Extracted records:
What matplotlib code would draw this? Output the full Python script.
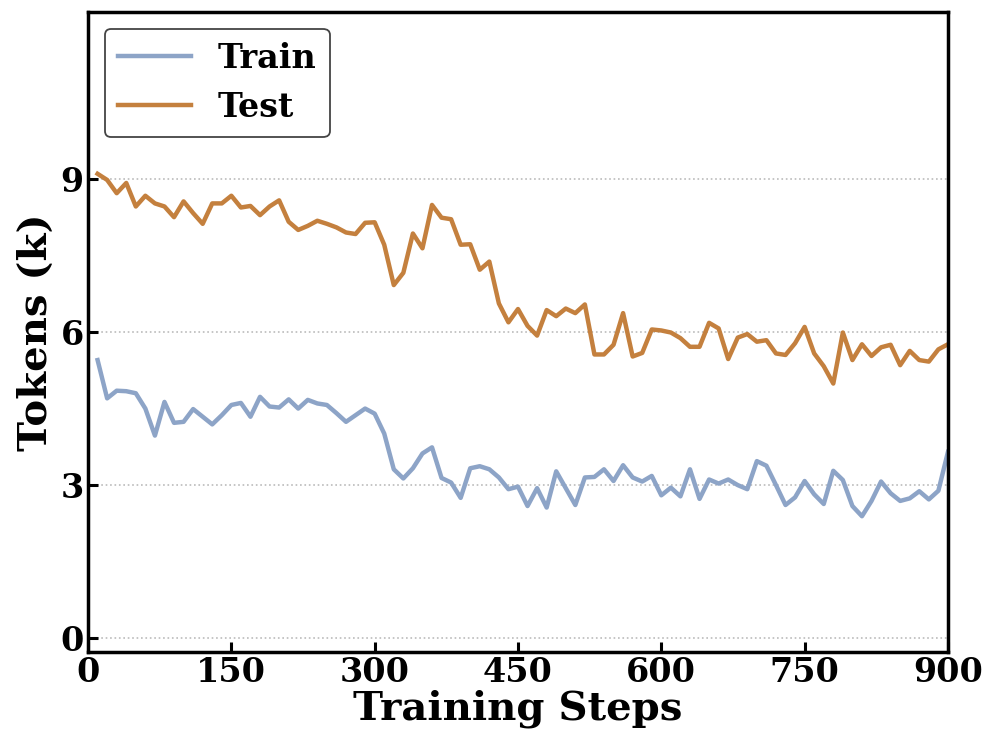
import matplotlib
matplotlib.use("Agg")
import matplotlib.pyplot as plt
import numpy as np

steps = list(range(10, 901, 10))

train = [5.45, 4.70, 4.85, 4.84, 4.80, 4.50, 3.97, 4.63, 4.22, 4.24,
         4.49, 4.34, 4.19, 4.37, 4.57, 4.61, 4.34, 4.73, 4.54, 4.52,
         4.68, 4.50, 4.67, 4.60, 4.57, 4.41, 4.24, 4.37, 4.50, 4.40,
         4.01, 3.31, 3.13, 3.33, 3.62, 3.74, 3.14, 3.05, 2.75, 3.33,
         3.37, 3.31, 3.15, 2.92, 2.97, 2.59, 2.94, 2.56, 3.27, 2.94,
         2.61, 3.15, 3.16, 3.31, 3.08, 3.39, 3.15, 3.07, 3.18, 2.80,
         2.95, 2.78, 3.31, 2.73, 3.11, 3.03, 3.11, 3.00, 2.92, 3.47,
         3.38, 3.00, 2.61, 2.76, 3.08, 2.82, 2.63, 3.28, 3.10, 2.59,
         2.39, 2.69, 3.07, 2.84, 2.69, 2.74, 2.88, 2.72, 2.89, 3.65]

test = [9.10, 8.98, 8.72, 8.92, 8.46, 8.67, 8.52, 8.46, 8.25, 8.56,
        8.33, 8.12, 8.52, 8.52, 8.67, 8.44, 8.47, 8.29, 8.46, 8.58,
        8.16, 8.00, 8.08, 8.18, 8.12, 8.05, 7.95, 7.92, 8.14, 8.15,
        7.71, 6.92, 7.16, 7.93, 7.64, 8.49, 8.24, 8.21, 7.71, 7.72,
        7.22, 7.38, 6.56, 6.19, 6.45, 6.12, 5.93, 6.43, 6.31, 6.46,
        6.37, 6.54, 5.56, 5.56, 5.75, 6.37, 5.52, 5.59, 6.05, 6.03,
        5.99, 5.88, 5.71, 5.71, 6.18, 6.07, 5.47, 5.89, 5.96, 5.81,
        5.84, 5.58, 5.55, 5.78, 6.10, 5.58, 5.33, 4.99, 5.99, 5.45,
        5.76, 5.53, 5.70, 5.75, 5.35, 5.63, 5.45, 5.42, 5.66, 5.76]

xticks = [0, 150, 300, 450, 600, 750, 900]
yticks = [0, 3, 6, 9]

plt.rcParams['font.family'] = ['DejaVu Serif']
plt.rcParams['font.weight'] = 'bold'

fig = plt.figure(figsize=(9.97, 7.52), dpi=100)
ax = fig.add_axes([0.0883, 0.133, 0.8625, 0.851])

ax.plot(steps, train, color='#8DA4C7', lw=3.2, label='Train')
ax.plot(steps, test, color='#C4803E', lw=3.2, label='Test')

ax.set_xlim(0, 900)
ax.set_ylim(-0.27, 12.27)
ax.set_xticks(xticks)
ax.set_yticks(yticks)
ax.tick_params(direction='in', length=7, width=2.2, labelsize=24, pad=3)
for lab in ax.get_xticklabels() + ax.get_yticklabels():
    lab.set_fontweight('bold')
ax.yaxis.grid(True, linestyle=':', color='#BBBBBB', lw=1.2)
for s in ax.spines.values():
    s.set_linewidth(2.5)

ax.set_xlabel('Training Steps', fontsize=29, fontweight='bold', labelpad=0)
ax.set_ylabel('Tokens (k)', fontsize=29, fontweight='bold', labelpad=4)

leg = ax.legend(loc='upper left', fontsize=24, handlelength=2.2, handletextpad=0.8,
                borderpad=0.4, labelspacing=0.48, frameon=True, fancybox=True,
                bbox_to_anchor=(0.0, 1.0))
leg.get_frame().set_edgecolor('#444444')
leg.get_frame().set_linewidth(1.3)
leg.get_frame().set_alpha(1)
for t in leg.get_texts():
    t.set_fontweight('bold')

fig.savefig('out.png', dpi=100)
* * *
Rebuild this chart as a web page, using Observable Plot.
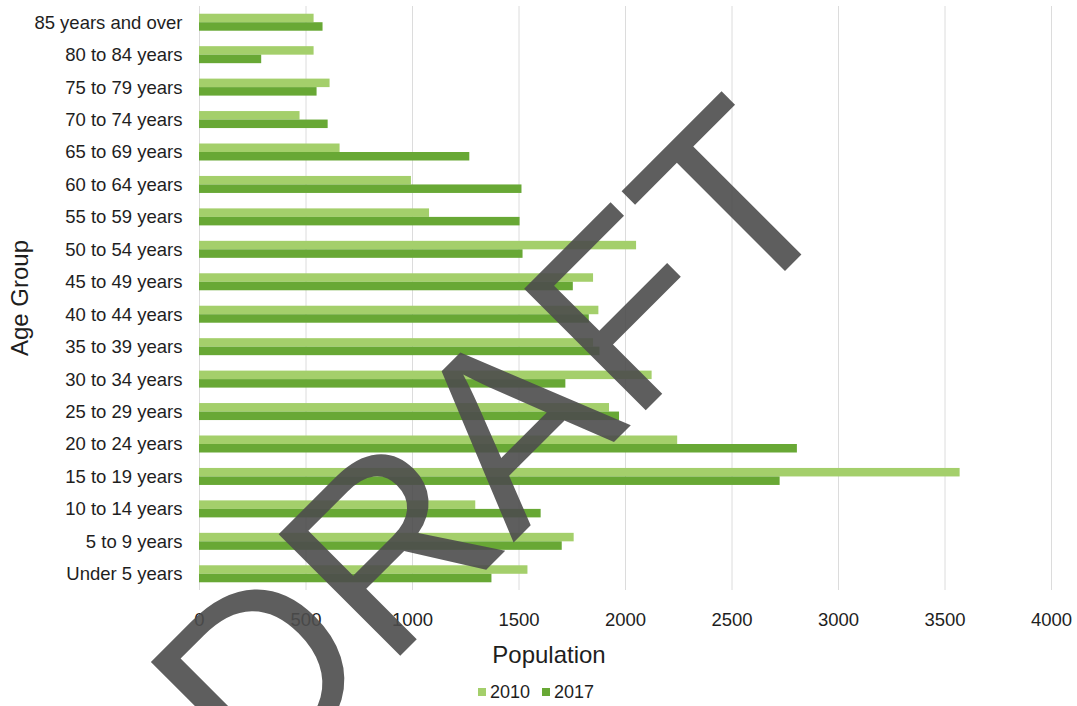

Task description:
Write out word for word the lines above that run from the one with "What matplotlib code" to the one with "ax.plot(steps, test, color='#C4803E', lw=3.2, label='Test')". Include both end lines; exclude the images.

Solution to the exercise:
What matplotlib code would draw this? Output the full Python script.
import matplotlib
matplotlib.use("Agg")
import matplotlib.pyplot as plt
import numpy as np

steps = list(range(10, 901, 10))

train = [5.45, 4.70, 4.85, 4.84, 4.80, 4.50, 3.97, 4.63, 4.22, 4.24,
         4.49, 4.34, 4.19, 4.37, 4.57, 4.61, 4.34, 4.73, 4.54, 4.52,
         4.68, 4.50, 4.67, 4.60, 4.57, 4.41, 4.24, 4.37, 4.50, 4.40,
         4.01, 3.31, 3.13, 3.33, 3.62, 3.74, 3.14, 3.05, 2.75, 3.33,
         3.37, 3.31, 3.15, 2.92, 2.97, 2.59, 2.94, 2.56, 3.27, 2.94,
         2.61, 3.15, 3.16, 3.31, 3.08, 3.39, 3.15, 3.07, 3.18, 2.80,
         2.95, 2.78, 3.31, 2.73, 3.11, 3.03, 3.11, 3.00, 2.92, 3.47,
         3.38, 3.00, 2.61, 2.76, 3.08, 2.82, 2.63, 3.28, 3.10, 2.59,
         2.39, 2.69, 3.07, 2.84, 2.69, 2.74, 2.88, 2.72, 2.89, 3.65]

test = [9.10, 8.98, 8.72, 8.92, 8.46, 8.67, 8.52, 8.46, 8.25, 8.56,
        8.33, 8.12, 8.52, 8.52, 8.67, 8.44, 8.47, 8.29, 8.46, 8.58,
        8.16, 8.00, 8.08, 8.18, 8.12, 8.05, 7.95, 7.92, 8.14, 8.15,
        7.71, 6.92, 7.16, 7.93, 7.64, 8.49, 8.24, 8.21, 7.71, 7.72,
        7.22, 7.38, 6.56, 6.19, 6.45, 6.12, 5.93, 6.43, 6.31, 6.46,
        6.37, 6.54, 5.56, 5.56, 5.75, 6.37, 5.52, 5.59, 6.05, 6.03,
        5.99, 5.88, 5.71, 5.71, 6.18, 6.07, 5.47, 5.89, 5.96, 5.81,
        5.84, 5.58, 5.55, 5.78, 6.10, 5.58, 5.33, 4.99, 5.99, 5.45,
        5.76, 5.53, 5.70, 5.75, 5.35, 5.63, 5.45, 5.42, 5.66, 5.76]

xticks = [0, 150, 300, 450, 600, 750, 900]
yticks = [0, 3, 6, 9]

plt.rcParams['font.family'] = ['DejaVu Serif']
plt.rcParams['font.weight'] = 'bold'

fig = plt.figure(figsize=(9.97, 7.52), dpi=100)
ax = fig.add_axes([0.0883, 0.133, 0.8625, 0.851])

ax.plot(steps, train, color='#8DA4C7', lw=3.2, label='Train')
ax.plot(steps, test, color='#C4803E', lw=3.2, label='Test')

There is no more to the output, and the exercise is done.